### [What is required]
Would you quote the material below from its first line through the line containing "styles = ['-', '--', '-', '--', '-', '--']", exactly and with both ends included?

· · ·

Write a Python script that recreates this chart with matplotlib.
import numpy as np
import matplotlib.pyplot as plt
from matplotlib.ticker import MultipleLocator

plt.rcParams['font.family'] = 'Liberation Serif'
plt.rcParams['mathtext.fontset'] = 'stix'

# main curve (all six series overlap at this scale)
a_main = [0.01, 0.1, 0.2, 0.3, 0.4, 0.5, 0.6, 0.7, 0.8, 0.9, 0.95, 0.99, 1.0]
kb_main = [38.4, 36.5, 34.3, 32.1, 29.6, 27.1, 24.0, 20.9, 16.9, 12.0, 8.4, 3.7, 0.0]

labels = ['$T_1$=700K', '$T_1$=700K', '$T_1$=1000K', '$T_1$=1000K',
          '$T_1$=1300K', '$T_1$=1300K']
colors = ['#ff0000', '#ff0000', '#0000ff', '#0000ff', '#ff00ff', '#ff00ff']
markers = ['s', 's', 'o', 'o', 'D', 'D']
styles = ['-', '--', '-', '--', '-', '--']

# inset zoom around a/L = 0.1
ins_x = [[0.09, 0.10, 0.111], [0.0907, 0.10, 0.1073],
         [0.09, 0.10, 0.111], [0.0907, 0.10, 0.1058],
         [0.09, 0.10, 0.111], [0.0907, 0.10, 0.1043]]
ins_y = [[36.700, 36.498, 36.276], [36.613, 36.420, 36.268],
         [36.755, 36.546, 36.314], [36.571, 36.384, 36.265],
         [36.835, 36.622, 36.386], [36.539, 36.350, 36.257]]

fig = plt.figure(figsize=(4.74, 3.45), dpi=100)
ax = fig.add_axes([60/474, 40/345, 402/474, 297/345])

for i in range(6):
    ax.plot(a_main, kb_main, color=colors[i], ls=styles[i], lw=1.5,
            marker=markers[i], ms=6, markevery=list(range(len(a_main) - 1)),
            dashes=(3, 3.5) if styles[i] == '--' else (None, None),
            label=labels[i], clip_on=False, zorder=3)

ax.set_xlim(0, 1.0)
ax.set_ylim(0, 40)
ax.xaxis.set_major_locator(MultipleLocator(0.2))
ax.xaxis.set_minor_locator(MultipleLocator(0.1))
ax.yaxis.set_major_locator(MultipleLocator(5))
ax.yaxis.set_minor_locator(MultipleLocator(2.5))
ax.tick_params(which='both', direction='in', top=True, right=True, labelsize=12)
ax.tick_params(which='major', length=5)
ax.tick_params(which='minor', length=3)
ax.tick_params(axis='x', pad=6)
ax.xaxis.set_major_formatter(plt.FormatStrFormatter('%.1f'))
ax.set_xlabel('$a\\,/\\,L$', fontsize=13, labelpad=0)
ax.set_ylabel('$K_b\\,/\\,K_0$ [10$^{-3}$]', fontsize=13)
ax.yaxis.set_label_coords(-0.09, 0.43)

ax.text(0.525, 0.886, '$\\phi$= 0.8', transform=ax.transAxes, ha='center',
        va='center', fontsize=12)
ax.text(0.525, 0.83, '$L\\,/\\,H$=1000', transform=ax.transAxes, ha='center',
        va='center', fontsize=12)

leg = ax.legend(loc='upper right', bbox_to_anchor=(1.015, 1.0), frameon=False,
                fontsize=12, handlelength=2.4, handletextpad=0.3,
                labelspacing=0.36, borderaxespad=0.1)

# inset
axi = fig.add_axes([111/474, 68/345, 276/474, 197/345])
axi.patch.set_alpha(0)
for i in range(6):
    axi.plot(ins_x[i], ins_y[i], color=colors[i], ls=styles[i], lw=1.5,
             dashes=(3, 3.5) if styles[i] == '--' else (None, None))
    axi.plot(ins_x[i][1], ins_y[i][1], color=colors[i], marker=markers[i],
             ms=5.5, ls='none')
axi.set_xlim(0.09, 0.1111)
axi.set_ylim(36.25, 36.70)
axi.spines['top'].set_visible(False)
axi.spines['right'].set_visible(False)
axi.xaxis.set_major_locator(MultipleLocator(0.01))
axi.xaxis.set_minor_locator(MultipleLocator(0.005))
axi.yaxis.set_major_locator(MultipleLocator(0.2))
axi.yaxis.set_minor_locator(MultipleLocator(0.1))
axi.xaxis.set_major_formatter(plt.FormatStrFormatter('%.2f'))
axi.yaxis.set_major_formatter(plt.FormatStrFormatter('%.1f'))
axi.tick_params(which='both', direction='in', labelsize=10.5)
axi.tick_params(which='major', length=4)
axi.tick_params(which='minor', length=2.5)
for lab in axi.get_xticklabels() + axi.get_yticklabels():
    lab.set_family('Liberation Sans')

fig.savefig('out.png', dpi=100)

· · ·

### [Response to the exercise]
Write a Python script that recreates this chart with matplotlib.
import numpy as np
import matplotlib.pyplot as plt
from matplotlib.ticker import MultipleLocator

plt.rcParams['font.family'] = 'Liberation Serif'
plt.rcParams['mathtext.fontset'] = 'stix'

# main curve (all six series overlap at this scale)
a_main = [0.01, 0.1, 0.2, 0.3, 0.4, 0.5, 0.6, 0.7, 0.8, 0.9, 0.95, 0.99, 1.0]
kb_main = [38.4, 36.5, 34.3, 32.1, 29.6, 27.1, 24.0, 20.9, 16.9, 12.0, 8.4, 3.7, 0.0]

labels = ['$T_1$=700K', '$T_1$=700K', '$T_1$=1000K', '$T_1$=1000K',
          '$T_1$=1300K', '$T_1$=1300K']
colors = ['#ff0000', '#ff0000', '#0000ff', '#0000ff', '#ff00ff', '#ff00ff']
markers = ['s', 's', 'o', 'o', 'D', 'D']
styles = ['-', '--', '-', '--', '-', '--']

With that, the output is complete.